[TASK DETAILS]:
Repeat the whole of the data, keeping every detail the same.

[DATA PROVIDED]:
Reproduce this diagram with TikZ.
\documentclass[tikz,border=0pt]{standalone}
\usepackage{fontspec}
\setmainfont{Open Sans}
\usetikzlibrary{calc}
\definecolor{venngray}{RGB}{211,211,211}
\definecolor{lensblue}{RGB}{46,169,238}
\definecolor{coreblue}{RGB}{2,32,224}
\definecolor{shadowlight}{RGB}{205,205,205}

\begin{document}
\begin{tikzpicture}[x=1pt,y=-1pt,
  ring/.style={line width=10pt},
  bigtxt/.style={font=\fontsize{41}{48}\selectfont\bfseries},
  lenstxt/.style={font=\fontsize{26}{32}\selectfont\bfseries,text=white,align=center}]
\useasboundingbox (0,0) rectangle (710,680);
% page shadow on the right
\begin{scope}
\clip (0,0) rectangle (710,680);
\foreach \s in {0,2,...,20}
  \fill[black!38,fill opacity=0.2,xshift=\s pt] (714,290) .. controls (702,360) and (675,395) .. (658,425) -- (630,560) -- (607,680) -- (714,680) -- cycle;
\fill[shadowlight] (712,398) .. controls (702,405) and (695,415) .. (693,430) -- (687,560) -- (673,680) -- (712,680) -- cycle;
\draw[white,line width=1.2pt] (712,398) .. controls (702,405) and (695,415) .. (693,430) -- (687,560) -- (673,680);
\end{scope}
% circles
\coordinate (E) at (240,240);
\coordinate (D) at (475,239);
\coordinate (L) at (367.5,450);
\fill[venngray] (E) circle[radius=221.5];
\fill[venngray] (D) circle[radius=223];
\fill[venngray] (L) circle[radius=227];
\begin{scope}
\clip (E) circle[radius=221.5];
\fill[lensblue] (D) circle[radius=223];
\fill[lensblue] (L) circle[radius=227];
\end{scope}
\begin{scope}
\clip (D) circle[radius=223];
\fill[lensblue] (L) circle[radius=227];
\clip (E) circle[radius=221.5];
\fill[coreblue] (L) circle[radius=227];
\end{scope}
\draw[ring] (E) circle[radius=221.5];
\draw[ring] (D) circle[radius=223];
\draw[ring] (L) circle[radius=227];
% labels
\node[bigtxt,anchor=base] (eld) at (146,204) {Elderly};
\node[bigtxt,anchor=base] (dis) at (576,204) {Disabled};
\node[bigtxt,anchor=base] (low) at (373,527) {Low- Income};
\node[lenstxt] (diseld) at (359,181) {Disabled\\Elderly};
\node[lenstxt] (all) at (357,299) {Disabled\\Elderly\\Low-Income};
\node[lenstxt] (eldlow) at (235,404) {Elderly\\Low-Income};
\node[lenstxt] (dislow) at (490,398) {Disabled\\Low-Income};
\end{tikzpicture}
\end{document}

[THE SOLUTION]:
Reproduce this diagram with TikZ.
\documentclass[tikz,border=0pt]{standalone}
\usepackage{fontspec}
\setmainfont{Open Sans}
\usetikzlibrary{calc}
\definecolor{venngray}{RGB}{211,211,211}
\definecolor{lensblue}{RGB}{46,169,238}
\definecolor{coreblue}{RGB}{2,32,224}
\definecolor{shadowlight}{RGB}{205,205,205}

\begin{document}
\begin{tikzpicture}[x=1pt,y=-1pt,
  ring/.style={line width=10pt},
  bigtxt/.style={font=\fontsize{41}{48}\selectfont\bfseries},
  lenstxt/.style={font=\fontsize{26}{32}\selectfont\bfseries,text=white,align=center}]
\useasboundingbox (0,0) rectangle (710,680);
% page shadow on the right
\begin{scope}
\clip (0,0) rectangle (710,680);
\foreach \s in {0,2,...,20}
  \fill[black!38,fill opacity=0.2,xshift=\s pt] (714,290) .. controls (702,360) and (675,395) .. (658,425) -- (630,560) -- (607,680) -- (714,680) -- cycle;
\fill[shadowlight] (712,398) .. controls (702,405) and (695,415) .. (693,430) -- (687,560) -- (673,680) -- (712,680) -- cycle;
\draw[white,line width=1.2pt] (712,398) .. controls (702,405) and (695,415) .. (693,430) -- (687,560) -- (673,680);
\end{scope}
% circles
\coordinate (E) at (240,240);
\coordinate (D) at (475,239);
\coordinate (L) at (367.5,450);
\fill[venngray] (E) circle[radius=221.5];
\fill[venngray] (D) circle[radius=223];
\fill[venngray] (L) circle[radius=227];
\begin{scope}
\clip (E) circle[radius=221.5];
\fill[lensblue] (D) circle[radius=223];
\fill[lensblue] (L) circle[radius=227];
\end{scope}
\begin{scope}
\clip (D) circle[radius=223];
\fill[lensblue] (L) circle[radius=227];
\clip (E) circle[radius=221.5];
\fill[coreblue] (L) circle[radius=227];
\end{scope}
\draw[ring] (E) circle[radius=221.5];
\draw[ring] (D) circle[radius=223];
\draw[ring] (L) circle[radius=227];
% labels
\node[bigtxt,anchor=base] (eld) at (146,204) {Elderly};
\node[bigtxt,anchor=base] (dis) at (576,204) {Disabled};
\node[bigtxt,anchor=base] (low) at (373,527) {Low- Income};
\node[lenstxt] (diseld) at (359,181) {Disabled\\Elderly};
\node[lenstxt] (all) at (357,299) {Disabled\\Elderly\\Low-Income};
\node[lenstxt] (eldlow) at (235,404) {Elderly\\Low-Income};
\node[lenstxt] (dislow) at (490,398) {Disabled\\Low-Income};
\end{tikzpicture}
\end{document}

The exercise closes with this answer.